Distribuendo dunque attenzioni amorose a pagamento per molti decenni, Mara aveva fatto soldi, tanti soldi: da giovane, quando era fresca e avvenente, ma anche da anziana, pur appesantita dall’età e dalle innegabili mortificazioni di un’esistenza “diversa” e bagnata in ogni caso – nonostante l’ostentato muso duro contro pregiudizi e avversità – dallo stigma dell’emarginazione. Profitti reinvestiti appunto nel settore immobiliare – se così si può dire – ovvero acquistando case ammuffite alle Giravolte come alla Chiesa Greca. E stamberghe in cui poi aveva collocato extracomunitari a decine – per metro quadrato, pare – riscuotendo con piglio manageriale affitti che andavano a rimpinguare il suo conto in banca. Perché quando hai conosciuto la miseria, non solo economica, sei portato a volte a girarti dall’altra parte: forse per non rivedere te stesso in quei tempi.

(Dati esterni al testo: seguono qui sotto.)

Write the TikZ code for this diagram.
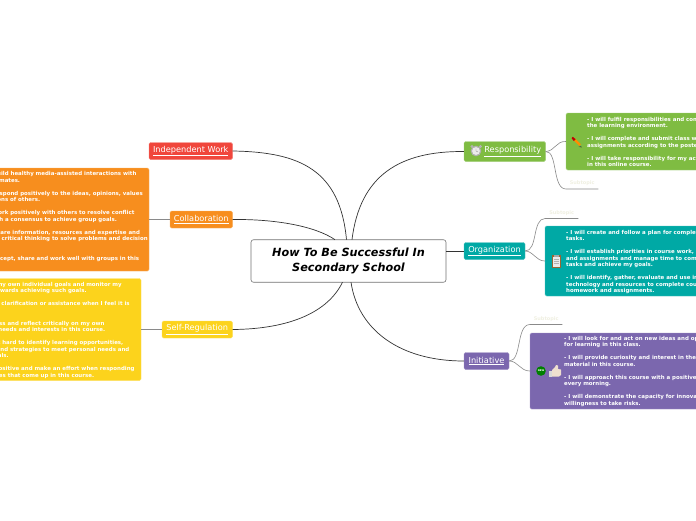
\documentclass[tikz,border=0pt]{standalone}
\usepackage{fontspec}
\setmainfont{DejaVu Sans}
\definecolor{cred}{HTML}{F0463C}
\definecolor{corange}{HTML}{F78E1E}
\definecolor{cyellow}{HTML}{FCD31C}
\definecolor{cgreen}{HTML}{7FBC42}
\definecolor{cteal}{HTML}{00A9A5}
\definecolor{cpurple}{HTML}{7B67AE}
\definecolor{cfaint}{HTML}{F0F0E2}
\definecolor{linedark}{HTML}{333333}
\definecolor{linegrey}{HTML}{8A8A8A}
\tikzset{
  x=1pt,y=-1pt,
  bodytext/.style={anchor=north west,inner sep=0pt,text=white,align=left,font=\fontsize{5.45}{6.5}\selectfont\bfseries},
  main/.style={line width=0.7pt,draw=linedark},
  minor/.style={line width=0.6pt,draw=linegrey},
  subtopic/.style={anchor=south west,inner sep=0pt,text=cfaint,font=\fontsize{5}{6}\selectfont\bfseries,minimum height=9pt,text depth=3pt},
}
\newcommand{\tlabel}[1]{\fontsize{8.2}{10}\selectfont\color{white}\underline{#1}}
\newcommand{\tbox}[7]{% name x1 y1 x2 y2 colour text
  \path[fill=#6,draw=#6!70!white,line width=0.4pt,rounded corners=1.5pt] (#2,#3) rectangle (#4,#5);
  \node[inner sep=0pt,minimum width=#4pt-#2pt,minimum height=#5pt-#3pt] (#1) at ({(#2+#4)/2},{(#3+#5)/2}) {#7};}
\begin{document}
\begin{tikzpicture}
\useasboundingbox (0,0) rectangle (696,520);
\clip (0,0) rectangle (696,520);
\fill[white] (0,0) rectangle (696,520);
% central
\node[draw=black!55,fill=white,rounded corners=2.5pt,line width=0.6pt,minimum width=195pt,minimum height=42.5pt,inner sep=0pt,align=center,font=\fontsize{11.25}{14.4}\selectfont\bfseries\itshape] (c) at (348.5,261) {How To Be Successful In\\Secondary School};
\coordinate (cA) at (346.5,239.7);
\coordinate (cB) at (335,239.7);
\coordinate (cC) at (342.5,282.2);
\coordinate (cD) at (352,239.7);
\coordinate (cE) at (351,282.2);
% topics
\tbox{ind}{149}{142.5}{232.5}{159.5}{cred}{\tlabel{Independent Work}}
\tbox{col}{170}{211}{232.5}{228}{corange}{\tlabel{Collaboration}}
\tbox{sel}{162}{321}{232.5}{338}{cyellow}{\tlabel{Self-Regulation}}
\tbox{res}{464}{141.5}{545.5}{161.5}{cgreen}{\hspace*{16pt}\tlabel{Responsibility}}
\tbox{org}{464}{242.5}{525}{259.5}{cteal}{\tlabel{Organization}}
\tbox{ini}{464}{352.5}{509}{369.5}{cpurple}{\tlabel{Initiative}}
% detail boxes
\tbox{colD}{-10}{168}{149}{271}{corange}{}
\tbox{selD}{-10}{278.5}{141}{380.5}{cyellow}{}
\tbox{resD}{566}{113}{710}{170}{cgreen}{}
\tbox{orgD}{545}{226}{710}{296}{cteal}{}
\tbox{iniD}{530}{333}{710}{409}{cpurple}{}
\node[bodytext] (colT) at (-27.5,171.5) {- I will build healthy media-assisted interactions with\\my classmates.\\[6.5pt]- I will respond positively to the ideas, opinions, values\\and actions of others.\\[6.5pt]- I will work positively with others to resolve conflict\\and reach a consensus to achieve group goals.\\[6.5pt]- I will share information, resources and expertise and\\will offer critical thinking to solve problems and decision\\making.\\[6.5pt]- I will accept, share and work well with groups in this\\course.};
\node[bodytext] (selT) at (-35.5,282) {- I will set my own individual goals and monitor my\\progress towards achieving such goals.\\[6.5pt]- I will seek clarification or assistance when I feel it is\\needed.\\[6.5pt]- I will assess and reflect critically on my own\\strengths, needs and interests in this course.\\[6.5pt]- I will work hard to identify learning opportunities,\\resources and strategies to meet personal needs and\\achieve goals.\\[6.5pt]- I will be positive and make an effort when responding\\to challenges that come up in this course.};
\node[bodytext] (resT) at (587,116.7) {- I will fulfil responsibilities and commitments within\\the learning environment.\\[6.5pt]- I will complete and submit class work, homework and\\assignments according to the posted timelines.\\[6.5pt]- I will take responsibility for my actions and behaviour\\in this online course.};
\node[bodytext] (orgT) at (566,229.7) {- I will create and follow a plan for completing work and\\tasks.\\[6.5pt]- I will establish priorities in course work, homework\\and assignments and manage time to complete all of my\\tasks and achieve my goals.\\[6.5pt]- I will identify, gather, evaluate and use information,\\technology and resources to complete course work,\\homework and assignments.};
\node[bodytext] (iniT) at (564,336) {- I will look for and act on new ideas and opportunities\\for learning in this class.\\[6.5pt]- I will provide curiosity and interest in the course\\material in this course.\\[6.5pt]- I will approach this course with a positive attitude\\every morning.\\[6.5pt]- I will demonstrate the capacity for innovation and a\\willingness to take risks.};
% subtopics
\node[subtopic,minimum width=32pt] (s1) at (566,189) {Subtopic};
\node[subtopic,minimum width=33pt] (s2) at (545,218.5) {Subtopic};
\node[subtopic,minimum width=32pt] (s3) at (530,324.5) {Subtopic};
% main connectors
\draw[main] (ind.east) .. controls (300,152) and (340,170) .. (cA);
\draw[main] (col.east) .. controls (275,219) and (315,226) .. (cB);
\draw[main] (sel.east) .. controls (290,329) and (328,312) .. (cC);
\draw[main] (res.west) .. controls (400,151) and (360,175) .. (cD);
\draw[main] (org.west) -- (org.west -| c.east);
\draw[main] (ini.west) .. controls (400,361) and (358,330) .. (cE);
% minor connectors
\draw[minor] (col.west) -- (col.west -| colD.east);
\draw[minor] (sel.west) -- (sel.west -| selD.east);
\draw[minor] (res.east) .. controls (555,151) and (556,141) .. (resD.west);
\draw[minor] (res.east) .. controls (558,151) and (552,189) .. (s1.south west) -- (s1.south east);
\draw[minor] (org.east) .. controls (538,251) and (532,218.5) .. (s2.south west) -- (s2.south east);
\draw[minor] (org.east) .. controls (533,251) and (536,261) .. (orgD.west);
\draw[minor] (ini.east) .. controls (522,361) and (516,324.5) .. (s3.south west) -- (s3.south east);
\draw[minor] (ini.east) .. controls (518,361) and (520,371) .. (iniD.west);
% alarm clock icon
\fill[black!30] (472,146.5) circle (1.6pt) (480.5,146.5) circle (1.6pt);
\fill[black!30] (476,151) circle (5.3pt);
\fill[black!8] (476,151) circle (3.9pt);
\draw[black!45,line width=0.4pt] (476,151) -- (476,148.5) (476,151) -- (478,152);
% pencil icon
\draw[line width=2.2pt,draw=orange!90!yellow] (574.5,139.5) -- (580,145);
\fill[red!75!black] (572.8,136.8) -- (575.6,139.2) -- (573.8,141) -- (571.6,138.2) -- cycle;
\fill[black!75] (581,146.2) -- (578.6,146.8) -- (581.8,147.4) -- cycle;
% clipboard icon
\fill[brown!80!black] (551.5,255) rectangle (561,267.5);
\fill[black!8] (552.8,256.5) rectangle (559.8,266.5);
\fill[black!35] (554,254.5) rectangle (558.5,256.5);
\draw[black!30,line width=0.3pt] (554,259) -- (558.5,259) (554,261) -- (558.5,261) (554,263) -- (558.5,263);
% new badge
\fill[green!50!black] (541,371) circle (4.8pt);
\node[inner sep=0pt,text=white,font=\fontsize{2.4}{3}\selectfont\bfseries] (newtxt) at (541,371) {NEW};
% thumb icon
\fill[white!85!black] (549,370.5) rectangle (552,376.5);
\fill[brown!25!white] (552,370) -- (555,367) -- (556,365) -- (558,365.5) -- (558,369) -- (561,369.5) -- (561,375) -- (559,376.5) -- (552,376.5) -- cycle;
\end{tikzpicture}
\end{document}
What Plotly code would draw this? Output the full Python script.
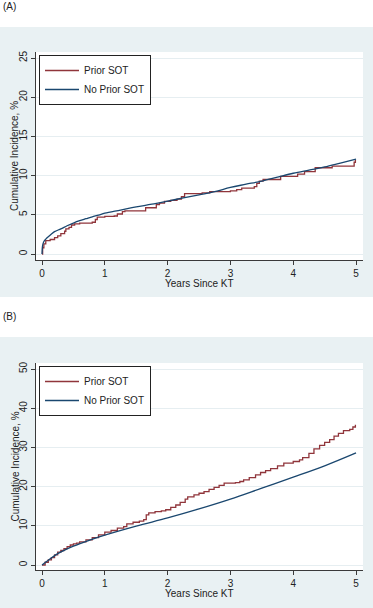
import plotly.graph_objects as go

# ---------------- data ----------------
years_ticks = [0, 1, 2, 3, 4, 5]
a_yticks = [0, 5, 10, 15, 20, 25]
b_yticks = [0, 10, 20, 30, 40, 50]
series_names = ["Prior SOT", "No Prior SOT"]

# Panel A - No Prior SOT (smooth)
a_no_t = [0, 0.01, 0.03, 0.06, 0.1, 0.15, 0.2, 0.3, 0.4, 0.5, 0.6, 0.7, 0.8, 0.9, 1.0,
          1.25, 1.5, 1.75, 2.0, 2.25, 2.5, 2.75, 3.0, 3.25, 3.5, 3.75, 4.0, 4.25, 4.5, 4.75, 5.0]
a_no_v = [0, 1.1, 1.6, 1.9, 2.2, 2.55, 2.85, 3.2, 3.6, 3.95, 4.25, 4.5, 4.75, 4.95, 5.2,
          5.6, 6.0, 6.35, 6.75, 7.15, 7.55, 7.95, 8.5, 8.9, 9.3, 9.8, 10.3, 10.7, 11.1, 11.6, 12.1]

# Panel A - Prior SOT (step)
a_pr_t = [0, 0.01, 0.03, 0.06, 0.13, 0.2, 0.25, 0.3, 0.36, 0.38, 0.43, 0.47, 0.52, 0.6, 0.8,
          0.85, 0.88, 1.0, 1.15, 1.2, 1.28, 1.32, 1.65, 1.82, 1.87, 1.95, 2.05, 2.15, 2.22,
          2.27, 2.55, 2.67, 3.0, 3.1, 3.18, 3.38, 3.42, 3.46, 3.52, 3.8, 4.07, 4.18, 4.35,
          4.62, 4.97, 4.99]
a_pr_v = [0, 0.8, 1.3, 1.7, 1.85, 2.1, 2.3, 2.6, 2.9, 3.2, 3.4, 3.7, 3.85, 3.95, 4.05,
          4.4, 4.7, 4.8, 4.85, 5.1, 5.4, 5.5, 5.9, 6.3, 6.5, 6.7, 6.85, 7.0, 7.3,
          7.7, 7.8, 7.95, 8.05, 8.2, 8.4, 8.6, 9.0, 9.3, 9.5, 9.9, 10.2, 10.5, 11.0,
          11.2, 11.7, 12.0]

# Panel B - No Prior SOT
b_no_t = [0, 0.1, 0.25, 0.5, 0.75, 1.0, 1.5, 2.0, 2.5, 3.0, 3.5, 4.0, 4.5, 5.0]
b_no_v = [0, 1.2, 2.9, 4.8, 6.3, 7.6, 9.9, 12.0, 14.3, 16.8, 19.6, 22.4, 25.3, 28.6]

# Panel B - Prior SOT (step)
b_pr_t = [0, 0.05, 0.1, 0.15, 0.2, 0.25, 0.3, 0.35, 0.4, 0.45, 0.5, 0.55, 0.6, 0.7, 0.8,
          0.9, 1.0, 1.1, 1.2, 1.3, 1.35, 1.45, 1.55, 1.62, 1.66, 1.7, 1.8, 1.9, 1.97,
          2.05, 2.13, 2.2, 2.28, 2.32, 2.42, 2.5, 2.58, 2.66, 2.74, 2.82, 2.9, 3.08,
          3.15, 3.21, 3.3, 3.4, 3.48, 3.56, 3.64, 3.75, 3.85, 4.0, 4.1, 4.15, 4.25,
          4.33, 4.42, 4.5, 4.58, 4.65, 4.72, 4.8, 4.9, 4.95, 4.99]
b_pr_v = [0, 0.7, 1.3, 1.9, 2.6, 3.3, 3.7, 4.2, 4.7, 5.1, 5.4, 5.6, 5.9, 6.4, 7.0,
          7.7, 8.4, 8.8, 9.4, 9.8, 10.5, 10.9, 11.2, 11.6, 12.8, 13.3, 13.6, 13.8, 14.1,
          14.7, 15.3, 16.0, 16.8, 17.4, 17.9, 18.3, 18.7, 19.3, 19.8, 20.3, 20.9, 21.0,
          21.3, 21.7, 22.3, 23.0, 23.6, 24.1, 24.6, 25.3, 26.0, 26.4, 26.8, 27.4, 28.5,
          29.6, 30.5, 31.3, 32.0, 32.9, 33.6, 34.3, 34.6, 35.2, 35.8]

# ---------------- styling / layout ----------------
W, H = 373, 608
RED = "#90353B"
BLUE = "#1A476F"
GRAYBG = "#E9F1F3"
GRID = "#E6EEF1"
AXC = "#3a3a3a"
FONT = "Liberation Sans, Arial, sans-serif"


def px(xp):
    return xp / W


def py(yp):
    return 1 - yp / H


fig = go.Figure()

fig.add_trace(go.Scatter(x=a_pr_t, y=a_pr_v, mode="lines", line=dict(color=RED, width=1.3, shape="hv"),
                         name=series_names[0], xaxis="x", yaxis="y", legend="legend"))
fig.add_trace(go.Scatter(x=a_no_t, y=a_no_v, mode="lines", line=dict(color=BLUE, width=1.3, shape="spline"),
                         name=series_names[1], xaxis="x", yaxis="y", legend="legend"))
fig.add_trace(go.Scatter(x=b_pr_t, y=b_pr_v, mode="lines", line=dict(color=RED, width=1.3, shape="hv"),
                         name=series_names[0], xaxis="x2", yaxis="y2", legend="legend2"))
fig.add_trace(go.Scatter(x=b_no_t, y=b_no_v, mode="lines", line=dict(color=BLUE, width=1.3, shape="spline"),
                         name=series_names[1], xaxis="x2", yaxis="y2", legend="legend2"))

xrange = [-0.0955, 5.111]
common_x = dict(range=xrange, tickvals=years_ticks, showgrid=False, zeroline=False,
                showline=True, linecolor=AXC, linewidth=1, ticks="outside", ticklen=4,
                tickcolor=AXC, tickfont=dict(family=FONT, size=10, color="#222"), fixedrange=True)
common_y = dict(showgrid=True, gridcolor=GRID, gridwidth=1, zeroline=False,
                showline=True, linecolor=AXC, linewidth=1, ticks="outside", ticklen=4,
                tickcolor=AXC, tickangle=-90, tickfont=dict(family=FONT, size=10, color="#222"),
                fixedrange=True)

legend_common = dict(xanchor="left", yanchor="top", bgcolor="white",
                     bordercolor="#222", borderwidth=1, font=dict(family=FONT, size=10, color="#222"),
                     itemwidth=34, tracegroupgap=0)

fig.update_layout(
    width=W, height=H,
    margin=dict(l=0, r=0, t=0, b=0),
    paper_bgcolor="white",
    plot_bgcolor="white",
    font=dict(family=FONT, size=10, color="#222"),
    xaxis=dict(domain=[px(36), px(363)], anchor="y", **common_x),
    yaxis=dict(domain=[py(260), py(52)], anchor="x", range=[-0.765, 25.765], tickvals=a_yticks, **common_y),
    xaxis2=dict(domain=[px(36), px(363)], anchor="y2", **common_x),
    yaxis2=dict(domain=[py(570), py(363)], anchor="x2", range=[-1.276, 51.53], tickvals=b_yticks, **common_y),
    legend=dict(x=px(39), y=py(55), **legend_common),
    legend2=dict(x=px(39), y=py(366), **legend_common),
    shapes=[
        dict(type="rect", xref="paper", yref="paper", x0=0, x1=1, y0=py(297), y1=py(27),
             fillcolor=GRAYBG, line=dict(width=0), layer="below"),
        dict(type="rect", xref="paper", yref="paper", x0=0, x1=1, y0=0, y1=py(337),
             fillcolor=GRAYBG, line=dict(width=0), layer="below"),
        dict(type="rect", xref="paper", yref="paper", x0=px(36), x1=px(363), y0=py(260), y1=py(52),
             fillcolor="white", line=dict(width=0), layer="below"),
        dict(type="rect", xref="paper", yref="paper", x0=px(36), x1=px(363), y0=py(570), y1=py(363),
             fillcolor="white", line=dict(width=0), layer="below"),
    ],
    annotations=[
        dict(text="(A)", x=px(1), y=py(7), xref="paper", yref="paper", xanchor="left", yanchor="middle",
             showarrow=False, font=dict(family=FONT, size=10, color="#222")),
        dict(text="(B)", x=px(1), y=py(316), xref="paper", yref="paper", xanchor="left", yanchor="middle",
             showarrow=False, font=dict(family=FONT, size=10, color="#222")),
        dict(text="Years Since KT", x=px(199.5), y=py(283), xref="paper", yref="paper",
             xanchor="center", yanchor="middle", showarrow=False, font=dict(family=FONT, size=10, color="#222")),
        dict(text="Years Since KT", x=px(199.5), y=py(593), xref="paper", yref="paper",
             xanchor="center", yanchor="middle", showarrow=False, font=dict(family=FONT, size=10, color="#222")),
        dict(text="Cumulative Incidence, %", x=px(15), y=py(156), xref="paper", yref="paper",
             xanchor="center", yanchor="middle", textangle=-90, showarrow=False,
             font=dict(family=FONT, size=10, color="#222")),
        dict(text="Cumulative Incidence, %", x=px(15), y=py(466.5), xref="paper", yref="paper",
             xanchor="center", yanchor="middle", textangle=-90, showarrow=False,
             font=dict(family=FONT, size=10, color="#222")),
    ],
)

fig.write_html("out.html",
               config={"displayModeBar": False, "staticPlot": False},
               post_script="document.body.style.margin='0';document.body.style.padding='0';"
                           "document.documentElement.style.overflow='hidden';")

Forse per questo, tardivo tentativo d’espiazione di una vita sempre oltre le righe, Mara aveva deciso di riscattare il puzzo insopportabile dei suoi tesori con un atto di generosità inatteso, quasi istrionico: la nomina a sue eredi universali, a parte il dono all’avvocato che l’aveva assistita fino alla fine, delle suore benedettine del monastero di San Giovanni Evangelista, di cui era stata ingombrante vicina di casa dalle parti della Chiesa Greca. Non che questo le sarebbe poi servito – questa era la sua speranza – come titolo di credito per un bel funerale in Duomo, per celebrare quell’ultimo e finalmente liberatorio traguardo raggiunto il 2 gennaio 2001. Ma undici anni dopo, ad inaugurare la Casa della Carità di Lecce – struttura che accoglie i senzatetto per conto dell’Arcidiocesi, proprio nei locali che Mara aveva lasciato alle suddette suore – era arrivato niente di meno che il cardinale Tarcisio Bertone, in pompa magna. La riprova che dal letame nascono i fior, come dice De Andrè; la certezza rincuorante che, seppur non giochi a dadi, Dio abbia alle volte un senso dell’umorismo davvero spiazzante.